DESCRIPTION OF THE TASK →
Retype, word for word, the lines from the first line of the entries through the line that holds "YAxis, CartesianGrid, ReferenceDot"; leave out the pictures.

DATA PROVIDED →
********************
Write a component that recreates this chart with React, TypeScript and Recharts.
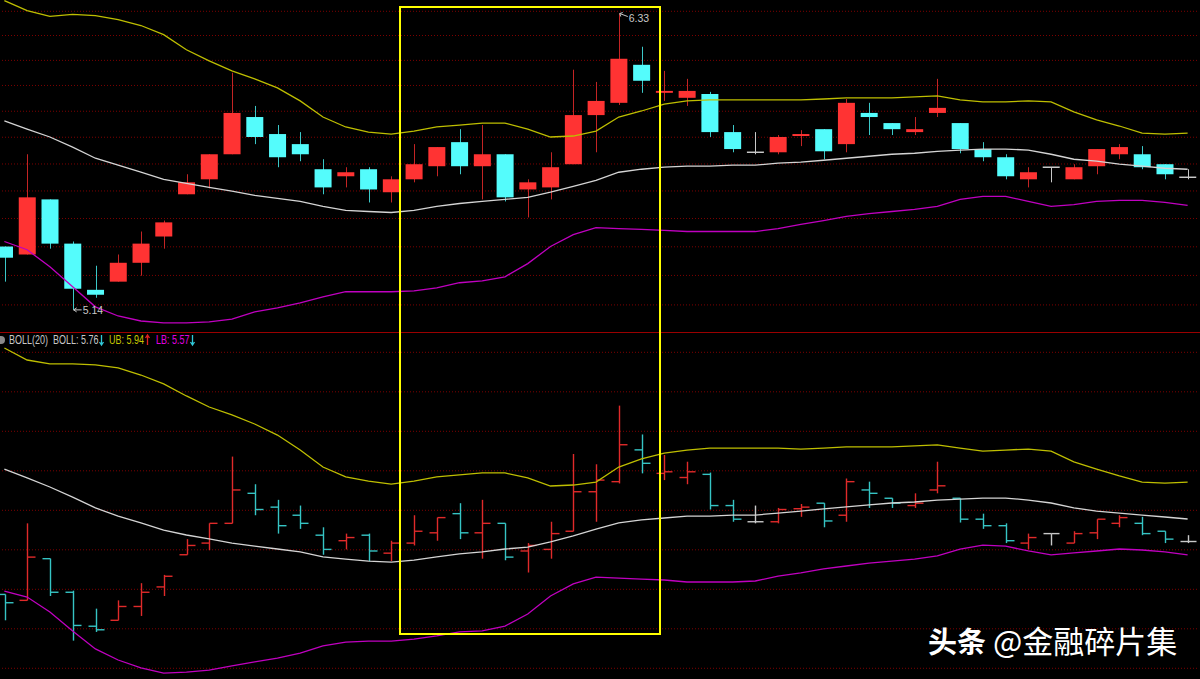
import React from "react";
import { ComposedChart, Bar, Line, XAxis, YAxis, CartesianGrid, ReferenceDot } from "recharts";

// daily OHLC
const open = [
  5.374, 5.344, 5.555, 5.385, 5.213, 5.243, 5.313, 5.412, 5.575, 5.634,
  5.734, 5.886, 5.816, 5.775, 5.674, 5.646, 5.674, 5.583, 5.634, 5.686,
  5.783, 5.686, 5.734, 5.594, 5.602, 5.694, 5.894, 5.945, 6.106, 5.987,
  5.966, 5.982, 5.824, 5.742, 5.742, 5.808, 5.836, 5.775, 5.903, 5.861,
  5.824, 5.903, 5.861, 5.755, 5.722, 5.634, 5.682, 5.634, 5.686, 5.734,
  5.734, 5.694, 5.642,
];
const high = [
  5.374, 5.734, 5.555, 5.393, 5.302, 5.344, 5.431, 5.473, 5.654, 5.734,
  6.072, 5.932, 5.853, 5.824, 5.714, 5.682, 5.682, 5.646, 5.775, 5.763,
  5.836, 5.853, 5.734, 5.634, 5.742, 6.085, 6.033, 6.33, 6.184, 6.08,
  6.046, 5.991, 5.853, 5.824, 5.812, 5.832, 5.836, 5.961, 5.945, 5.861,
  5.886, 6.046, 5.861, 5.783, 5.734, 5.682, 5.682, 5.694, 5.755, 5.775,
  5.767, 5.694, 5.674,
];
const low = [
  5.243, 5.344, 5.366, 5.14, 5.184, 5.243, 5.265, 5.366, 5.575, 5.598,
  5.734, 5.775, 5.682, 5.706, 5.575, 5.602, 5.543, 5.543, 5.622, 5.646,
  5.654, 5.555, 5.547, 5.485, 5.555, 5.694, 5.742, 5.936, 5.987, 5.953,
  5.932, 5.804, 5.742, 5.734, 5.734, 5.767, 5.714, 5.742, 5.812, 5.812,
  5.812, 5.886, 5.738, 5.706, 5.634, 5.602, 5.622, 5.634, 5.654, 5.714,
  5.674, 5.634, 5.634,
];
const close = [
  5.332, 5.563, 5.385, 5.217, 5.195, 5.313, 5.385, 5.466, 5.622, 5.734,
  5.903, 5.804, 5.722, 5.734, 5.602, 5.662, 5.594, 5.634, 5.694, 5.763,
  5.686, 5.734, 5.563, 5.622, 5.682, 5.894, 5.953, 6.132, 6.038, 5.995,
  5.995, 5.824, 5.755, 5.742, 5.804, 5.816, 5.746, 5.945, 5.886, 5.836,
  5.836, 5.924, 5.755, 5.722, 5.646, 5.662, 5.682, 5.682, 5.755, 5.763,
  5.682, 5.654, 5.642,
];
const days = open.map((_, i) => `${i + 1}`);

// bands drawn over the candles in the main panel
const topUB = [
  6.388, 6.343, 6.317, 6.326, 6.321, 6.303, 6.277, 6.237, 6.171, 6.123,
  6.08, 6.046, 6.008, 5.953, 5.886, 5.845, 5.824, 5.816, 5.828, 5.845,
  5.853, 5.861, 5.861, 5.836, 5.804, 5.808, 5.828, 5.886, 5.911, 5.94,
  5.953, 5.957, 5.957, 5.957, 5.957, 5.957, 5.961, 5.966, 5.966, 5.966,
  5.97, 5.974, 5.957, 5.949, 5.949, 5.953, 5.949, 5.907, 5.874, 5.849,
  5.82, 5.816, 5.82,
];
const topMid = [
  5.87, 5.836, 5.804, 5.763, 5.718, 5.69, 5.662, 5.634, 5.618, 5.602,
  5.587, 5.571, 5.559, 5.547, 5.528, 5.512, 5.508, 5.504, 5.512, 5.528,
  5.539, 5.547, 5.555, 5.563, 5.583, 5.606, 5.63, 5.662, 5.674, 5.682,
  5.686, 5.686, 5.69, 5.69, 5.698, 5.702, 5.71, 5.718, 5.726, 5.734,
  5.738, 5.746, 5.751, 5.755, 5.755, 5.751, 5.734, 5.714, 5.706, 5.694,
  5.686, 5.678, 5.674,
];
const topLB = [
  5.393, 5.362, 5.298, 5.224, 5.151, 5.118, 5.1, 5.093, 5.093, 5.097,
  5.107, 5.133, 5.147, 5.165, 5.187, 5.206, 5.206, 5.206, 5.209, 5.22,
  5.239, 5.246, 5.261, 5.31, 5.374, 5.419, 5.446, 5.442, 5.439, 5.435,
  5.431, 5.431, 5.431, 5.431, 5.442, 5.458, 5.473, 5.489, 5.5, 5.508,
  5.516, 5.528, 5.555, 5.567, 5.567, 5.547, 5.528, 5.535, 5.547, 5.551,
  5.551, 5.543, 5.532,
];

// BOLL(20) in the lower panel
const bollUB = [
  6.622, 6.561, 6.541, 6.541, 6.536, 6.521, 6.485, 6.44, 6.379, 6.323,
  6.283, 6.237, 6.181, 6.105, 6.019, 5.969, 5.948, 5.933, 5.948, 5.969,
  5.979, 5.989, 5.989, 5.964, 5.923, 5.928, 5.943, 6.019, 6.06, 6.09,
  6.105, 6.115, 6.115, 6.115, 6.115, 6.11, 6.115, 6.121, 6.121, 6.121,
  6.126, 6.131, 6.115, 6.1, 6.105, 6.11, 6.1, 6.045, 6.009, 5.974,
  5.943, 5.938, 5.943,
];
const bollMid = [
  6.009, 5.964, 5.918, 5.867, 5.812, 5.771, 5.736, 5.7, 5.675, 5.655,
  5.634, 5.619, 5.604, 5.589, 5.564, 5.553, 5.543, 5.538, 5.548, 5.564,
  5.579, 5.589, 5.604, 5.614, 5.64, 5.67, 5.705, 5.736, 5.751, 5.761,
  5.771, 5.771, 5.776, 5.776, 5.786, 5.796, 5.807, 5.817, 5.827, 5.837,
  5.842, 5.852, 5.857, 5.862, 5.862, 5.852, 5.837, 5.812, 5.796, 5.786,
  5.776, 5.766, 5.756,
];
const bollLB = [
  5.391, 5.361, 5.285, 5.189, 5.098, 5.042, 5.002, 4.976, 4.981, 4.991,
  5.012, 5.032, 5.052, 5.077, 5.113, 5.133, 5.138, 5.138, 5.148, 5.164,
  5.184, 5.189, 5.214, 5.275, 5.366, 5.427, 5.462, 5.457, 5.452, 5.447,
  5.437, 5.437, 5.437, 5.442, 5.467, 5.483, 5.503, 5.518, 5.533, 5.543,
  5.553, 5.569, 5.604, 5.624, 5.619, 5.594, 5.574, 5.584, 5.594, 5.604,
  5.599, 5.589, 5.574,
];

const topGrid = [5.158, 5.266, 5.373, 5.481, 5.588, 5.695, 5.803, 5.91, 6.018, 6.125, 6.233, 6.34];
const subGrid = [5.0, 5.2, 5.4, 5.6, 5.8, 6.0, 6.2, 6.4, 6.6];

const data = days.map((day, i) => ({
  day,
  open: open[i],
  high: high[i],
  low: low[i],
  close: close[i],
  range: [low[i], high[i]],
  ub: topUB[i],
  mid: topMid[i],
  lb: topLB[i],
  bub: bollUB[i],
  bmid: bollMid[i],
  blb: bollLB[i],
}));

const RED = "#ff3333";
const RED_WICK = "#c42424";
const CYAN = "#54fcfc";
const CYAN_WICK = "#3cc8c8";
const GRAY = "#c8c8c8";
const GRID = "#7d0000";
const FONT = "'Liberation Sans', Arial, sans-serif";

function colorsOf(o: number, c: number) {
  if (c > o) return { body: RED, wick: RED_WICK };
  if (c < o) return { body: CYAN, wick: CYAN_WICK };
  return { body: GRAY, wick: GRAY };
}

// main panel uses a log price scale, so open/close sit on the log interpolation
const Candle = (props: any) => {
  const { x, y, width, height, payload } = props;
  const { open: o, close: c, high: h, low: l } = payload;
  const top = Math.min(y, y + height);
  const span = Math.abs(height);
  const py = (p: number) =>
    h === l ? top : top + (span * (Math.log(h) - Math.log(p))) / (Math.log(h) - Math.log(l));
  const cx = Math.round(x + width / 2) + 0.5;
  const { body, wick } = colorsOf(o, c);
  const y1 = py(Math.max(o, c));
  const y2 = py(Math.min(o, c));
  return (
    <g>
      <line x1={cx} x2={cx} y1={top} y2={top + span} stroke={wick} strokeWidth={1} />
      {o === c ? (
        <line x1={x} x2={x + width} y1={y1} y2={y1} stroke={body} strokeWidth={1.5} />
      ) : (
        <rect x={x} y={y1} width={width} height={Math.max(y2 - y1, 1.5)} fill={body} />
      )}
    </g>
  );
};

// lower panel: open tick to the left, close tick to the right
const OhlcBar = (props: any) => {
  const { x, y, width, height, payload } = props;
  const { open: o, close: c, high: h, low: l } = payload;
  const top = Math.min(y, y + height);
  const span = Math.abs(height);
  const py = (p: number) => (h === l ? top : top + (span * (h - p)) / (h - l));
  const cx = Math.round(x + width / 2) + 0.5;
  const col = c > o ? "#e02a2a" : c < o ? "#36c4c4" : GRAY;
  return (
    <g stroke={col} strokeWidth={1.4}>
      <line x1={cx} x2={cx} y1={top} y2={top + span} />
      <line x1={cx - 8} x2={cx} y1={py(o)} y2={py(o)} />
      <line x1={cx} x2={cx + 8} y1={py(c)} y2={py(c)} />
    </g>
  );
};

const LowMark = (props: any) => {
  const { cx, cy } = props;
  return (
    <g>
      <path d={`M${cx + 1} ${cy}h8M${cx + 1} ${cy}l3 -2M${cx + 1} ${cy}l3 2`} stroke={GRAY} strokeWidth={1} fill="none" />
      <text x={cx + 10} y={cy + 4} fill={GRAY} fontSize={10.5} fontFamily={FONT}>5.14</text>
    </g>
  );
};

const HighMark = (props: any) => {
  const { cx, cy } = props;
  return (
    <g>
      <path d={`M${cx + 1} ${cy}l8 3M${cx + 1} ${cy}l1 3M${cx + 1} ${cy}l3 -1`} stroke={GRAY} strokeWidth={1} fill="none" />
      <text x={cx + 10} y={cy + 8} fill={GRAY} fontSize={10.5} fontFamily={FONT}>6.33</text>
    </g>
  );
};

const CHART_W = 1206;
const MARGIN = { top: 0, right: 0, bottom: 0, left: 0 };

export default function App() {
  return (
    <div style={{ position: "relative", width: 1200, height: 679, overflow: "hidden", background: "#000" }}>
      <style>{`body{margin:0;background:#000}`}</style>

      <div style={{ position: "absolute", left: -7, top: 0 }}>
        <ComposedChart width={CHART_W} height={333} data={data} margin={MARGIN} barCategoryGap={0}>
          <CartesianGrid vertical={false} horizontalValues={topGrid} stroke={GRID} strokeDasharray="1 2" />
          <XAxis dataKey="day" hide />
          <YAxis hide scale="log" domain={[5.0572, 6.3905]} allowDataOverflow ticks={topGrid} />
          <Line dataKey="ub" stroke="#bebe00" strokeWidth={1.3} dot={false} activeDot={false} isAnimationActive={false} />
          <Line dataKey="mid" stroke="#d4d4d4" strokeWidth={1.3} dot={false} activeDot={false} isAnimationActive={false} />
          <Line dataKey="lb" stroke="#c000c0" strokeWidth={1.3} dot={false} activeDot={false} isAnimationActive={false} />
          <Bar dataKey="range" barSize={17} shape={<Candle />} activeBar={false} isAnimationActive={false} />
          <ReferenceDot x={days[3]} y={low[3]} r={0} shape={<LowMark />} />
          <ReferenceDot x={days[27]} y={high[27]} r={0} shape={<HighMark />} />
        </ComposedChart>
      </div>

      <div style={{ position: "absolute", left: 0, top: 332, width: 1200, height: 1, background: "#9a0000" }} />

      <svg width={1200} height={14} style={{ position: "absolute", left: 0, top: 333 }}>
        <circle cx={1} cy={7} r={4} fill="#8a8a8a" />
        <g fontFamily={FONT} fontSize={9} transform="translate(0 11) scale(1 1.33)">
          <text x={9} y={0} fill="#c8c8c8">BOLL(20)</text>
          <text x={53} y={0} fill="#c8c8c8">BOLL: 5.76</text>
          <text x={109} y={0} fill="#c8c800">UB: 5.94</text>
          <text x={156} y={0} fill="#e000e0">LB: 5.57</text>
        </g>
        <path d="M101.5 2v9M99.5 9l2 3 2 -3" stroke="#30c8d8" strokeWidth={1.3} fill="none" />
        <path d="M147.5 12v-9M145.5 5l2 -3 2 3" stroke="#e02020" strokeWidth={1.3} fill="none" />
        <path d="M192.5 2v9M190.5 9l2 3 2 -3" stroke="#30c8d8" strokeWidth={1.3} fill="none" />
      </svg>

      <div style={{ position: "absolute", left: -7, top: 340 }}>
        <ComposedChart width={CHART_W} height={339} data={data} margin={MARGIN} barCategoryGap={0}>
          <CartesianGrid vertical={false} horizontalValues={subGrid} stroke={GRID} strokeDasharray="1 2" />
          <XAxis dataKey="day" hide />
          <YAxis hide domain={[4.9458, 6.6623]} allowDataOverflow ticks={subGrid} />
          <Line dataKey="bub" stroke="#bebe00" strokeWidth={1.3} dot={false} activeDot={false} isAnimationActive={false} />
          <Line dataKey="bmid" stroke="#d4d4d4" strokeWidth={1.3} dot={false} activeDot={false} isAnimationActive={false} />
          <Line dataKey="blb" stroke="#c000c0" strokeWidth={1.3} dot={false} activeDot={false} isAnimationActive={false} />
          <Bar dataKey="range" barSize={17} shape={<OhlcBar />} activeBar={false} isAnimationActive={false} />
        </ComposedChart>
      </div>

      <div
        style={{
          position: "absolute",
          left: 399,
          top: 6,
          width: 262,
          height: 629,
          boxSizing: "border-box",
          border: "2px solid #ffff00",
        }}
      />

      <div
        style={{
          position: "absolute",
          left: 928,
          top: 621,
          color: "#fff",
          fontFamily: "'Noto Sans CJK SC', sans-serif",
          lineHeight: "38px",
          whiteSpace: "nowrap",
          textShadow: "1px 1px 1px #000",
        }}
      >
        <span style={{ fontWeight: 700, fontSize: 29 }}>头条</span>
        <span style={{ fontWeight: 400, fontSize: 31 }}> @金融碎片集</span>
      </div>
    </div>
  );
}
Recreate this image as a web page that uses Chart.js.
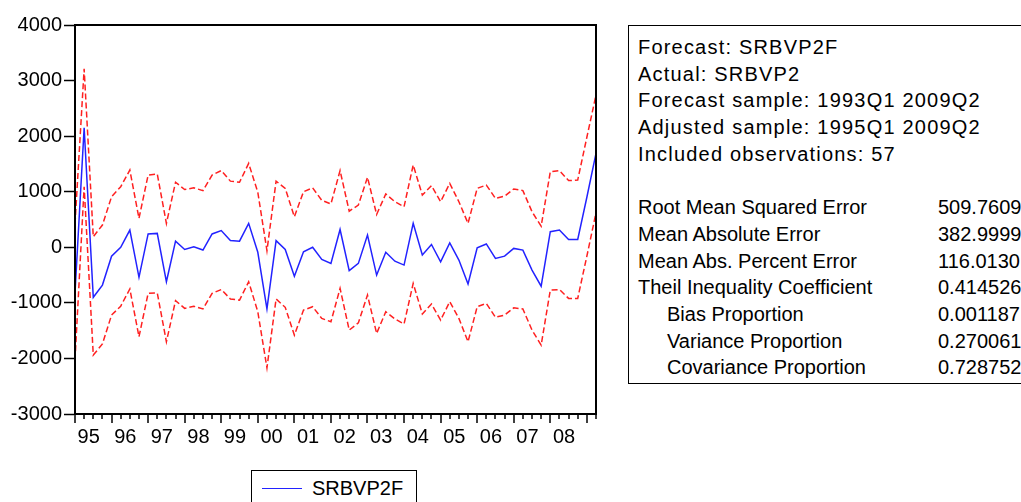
********************
RESPONSE FOR THIS EXERCISE →
Write a component that recreates this chart with React, TypeScript and Recharts.
import React from "react";
import { ComposedChart, Bar, Line, XAxis, YAxis, CartesianGrid, ReferenceDot } from "recharts";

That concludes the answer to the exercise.